MFF4L - you're right that teams are defending him as the primary focus, but if "guys like howard, terry, and daniels have gotten good looks because of it", then where are Dirk's assist numbers? 

Dirk is either being shut down (compared to his previous output), or he is not adjusting to "the flow of the games". Perhaps this is a stage in his career that he will improve on (passing, assists), but he's been in the league, what 8 years? 

I understand, in perspective, he's still young; but at this stage in his career, he should be showing us what he is - instead of trying to figure out what he will become.


----------



## mff4l (Dec 31, 2004)

bray1967 said:


> MFF4L - you're right that teams are defending him as the primary focus, but if "guys like howard, terry, and daniels have gotten good looks because of it", then where are Dirk's assist numbers?
> 
> Dirk is either being shut down (compared to his previous output), or he is not adjusting to "the flow of the games". Perhaps this is a stage in his career that he will improve on (passing, assists), but he's been in the league, what 8 years?
> 
> I understand, in perspective, he's still young; but at this stage in his career, he should be showing us what he is - instead of trying to figure out what he will become.



he's still adjusting to playing without nash and he still doesnt have a true pg. so he's forcing shots. the thing is this. dirk will never be a high assist man. ive accepted that. the thing is when dirk is doubled he usually swings the ball then another pass to an open teammate for an open look. it's not always on the first look but when guys like dirk draw double and triple teams you have guys frantically trying to rotate over. so although dirk doesn't always get the assist the fact that he drew all the of the defense's focus opens up things for the rest of his team. the mavs as a whole are a pretty horrid passing team though. we really don't have any playmakers


----------



## B-Ball Fanatic (Jul 29, 2005)

I am tired of people complaining about Dirk. He is averaging 24 and 9 this season, and shooting 46% from the 3 point line. He has not hit his peak this year yet, and his double-teams are stimulating the Mavericks offense. Dirk Nowitzki is on the top 5 list of every GM in the league, and the best thing is he is only 27. I would have to agree that Tim Duncan is the only player I would rather have, and he does not average what Dirk does. Dirk Nowitzki is one of the 5 top players in the world, and we are lucky to have him in Dallas.


----------



## Mavericks_Fan (Apr 19, 2005)

B-Ball Fanatic said:


> I am tired of people complaining about Dirk. He is averaging 24 and 9 this season, and shooting 46% from the 3 point line. He has not hit his peak this year yet, and his double-teams are stimulating the Mavericks offense. Dirk Nowitzki is on the top 5 list of every GM in the league, and the best thing is he is only 27. I would have to agree that Tim Duncan is the only player I would rather have, and he does not average what Dirk does. Dirk Nowitzki is one of the 5 top players in the world, and we are lucky to have him in Dallas.

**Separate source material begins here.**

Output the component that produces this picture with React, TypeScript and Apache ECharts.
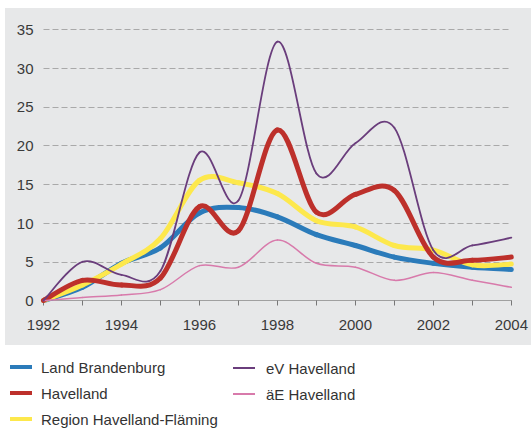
import React, { useEffect, useRef } from "react";
import * as echarts from "echarts";

const years = [1992, 1993, 1994, 1995, 1996, 1997, 1998, 1999, 2000, 2001, 2002, 2003, 2004];
const landBrandenburg = [0, 1.7, 4.8, 6.8, 11.3, 12.0, 10.8, 8.5, 7.1, 5.6, 4.8, 4.3, 4.0];
const havelland = [0, 2.6, 2.0, 2.9, 12.1, 9.0, 22.0, 11.4, 13.7, 14.2, 5.6, 5.2, 5.6];
const regionHF = [0, 2.0, 4.7, 8.0, 15.5, 15.2, 13.8, 10.3, 9.5, 7.1, 6.5, 4.6, 4.7];
const evHavelland = [0, 5.0, 3.3, 3.8, 19.1, 12.9, 33.4, 16.4, 20.3, 22.3, 6.5, 7.1, 8.1];
const aeHavelland = [0, 0.4, 0.7, 1.4, 4.5, 4.3, 7.8, 4.8, 4.3, 2.6, 3.6, 2.6, 1.7];

const names = ["Land Brandenburg", "Havelland", "Region Havelland-Fläming", "eV Havelland", "äE Havelland"];

const FONT = "Arial, 'Liberation Sans', Helvetica, sans-serif";

function pairs(vals: number[]) {
  return years.map((y, i) => [y, vals[i]]);
}

export default function App() {
  const ref = useRef<HTMLDivElement>(null);
  useEffect(() => {
    document.body.style.margin = "0";
    const chart = echarts.init(ref.current!, null, { renderer: "svg" });

    // smooth curve series: each segment drawn as a cardinal bezier between data points mapped by the axes
    const curve = (name: string, vals: number[], color: string, width: number, z: number) => {
      const data = pairs(vals);
      return {
        name,
        type: "custom",
        z,
        data,
        encode: { x: 0, y: 1 },
        itemStyle: { color },
        renderItem: (params: any, api: any) => {
          const i = params.dataIndex;
          const n = data.length;
          if (i >= n - 1) return null;
          const p = (k: number) => api.coord(data[Math.max(0, Math.min(n - 1, k))]);
          const p0 = p(i - 1);
          const p1 = p(i);
          const p2 = p(i + 1);
          const p3 = p(i + 2);
          const t = 6;
          return {
            type: "bezierCurve",
            shape: {
              x1: p1[0],
              y1: p1[1],
              cpx1: p1[0] + (p2[0] - p0[0]) / t,
              cpy1: p1[1] + (p2[1] - p0[1]) / t,
              cpx2: p2[0] - (p3[0] - p1[0]) / t,
              cpy2: p2[1] - (p3[1] - p1[1]) / t,
              x2: p2[0],
              y2: p2[1],
            },
            style: { stroke: color, lineWidth: width, fill: "none", lineCap: "round", lineJoin: "round" },
          };
        },
      };
    };

    chart.setOption({
      animation: false,
      backgroundColor: "#ffffff",
      graphic: [
        {
          type: "rect",
          left: 5,
          top: 8,
          z: -10,
          silent: true,
          shape: { width: 526, height: 337 },
          style: { fill: "#e7e8e9" },
        },
      ],
      grid: { left: 43.5, right: 2.5, top: 29.3, bottom: 136.5, containLabel: false },
      xAxis: {
        type: "value",
        min: 1992,
        max: 2004,
        interval: 1,
        axisLine: { show: true, lineStyle: { color: "#a0a0a0", width: 1 } },
        axisTick: { show: true, length: 5, lineStyle: { color: "#777", width: 1 } },
        splitLine: { show: false },
        axisLabel: {
          margin: 16,
          color: "#3a3a3a",
          fontFamily: FONT,
          fontSize: 15,
          showMaxLabel: true,
          showMinLabel: true,
          formatter: (v: number) => (v % 2 === 0 ? String(v) : ""),
        },
      },
      yAxis: {
        type: "value",
        min: 0,
        max: 35,
        interval: 5,
        axisLine: { show: false },
        axisTick: { show: false },
        splitLine: { show: true, lineStyle: { color: "#a9a9a9", width: 1, type: [6, 3] } },
        axisLabel: { margin: 10, color: "#3a3a3a", fontFamily: FONT, fontSize: 15 },
      },
      legend: [
        {
          orient: "vertical",
          left: 5,
          top: 354,
          itemWidth: 22,
          itemHeight: 4,
          itemGap: 10,
          icon: "rect",
          data: [names[0], names[1], names[2]],
          textStyle: { color: "#333", fontFamily: FONT, fontSize: 15, lineHeight: 16, padding: [0, 0, 0, 4] },
        },
        {
          orient: "vertical",
          left: 228,
          top: 355,
          itemWidth: 22,
          itemHeight: 2,
          itemGap: 10,
          icon: "rect",
          data: [names[3], names[4]],
          textStyle: { color: "#333", fontFamily: FONT, fontSize: 15, lineHeight: 16, padding: [0, 0, 0, 6] },
        },
      ],
      series: [
        curve(names[0], landBrandenburg, "#2b7bba", 5, 2),
        curve(names[2], regionHF, "#fde84c", 5, 3),
        curve(names[1], havelland, "#bd302b", 5, 4),
        curve(names[4], aeHavelland, "#d87aab", 1.5, 5),
        curve(names[3], evHavelland, "#6a3d7c", 1.8, 6),
      ],
    });
    return () => chart.dispose();
  }, []);
  return <div ref={ref} style={{ position: "absolute", left: 0, top: 0, width: 531, height: 437 }} />;
}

I have to agree with this.


----------



## Chalie Boy (Aug 26, 2002)

B-Ball Fanatic said:


> I am tired of people complaining about Dirk. He is averaging 24 and 9 this season, and shooting 46% from the 3 point line. He has not hit his peak this year yet, and his double-teams are stimulating the Mavericks offense. Dirk Nowitzki is on the top 5 list of every GM in the league, and the best thing is he is only 27. I would have to agree that Tim Duncan is the only player I would rather have, and he does not average what Dirk does. Dirk Nowitzki is one of the 5 top players in the world, and we are lucky to have him in Dallas.


Great post.


----------



## xray (Feb 21, 2005)

B-Ball Fanatic said:


> I am tired of people complaining about Dirk. He is averaging 24 and 9 this season, and shooting 46% from the 3 point line. He has not hit his peak this year yet, and his double-teams are stimulating the Mavericks offense. Dirk Nowitzki is on the top 5 list of every GM in the league, and the best thing is he is only 27. I would have to agree that Tim Duncan is the only player I would rather have, and he does not average what Dirk does. Dirk Nowitzki is one of the 5 top players in the world, and we are lucky to have him in Dallas.


I guess my Ferrari is the wrong color. 

Not a racist comment, I just want everything from one guy, I guess.


----------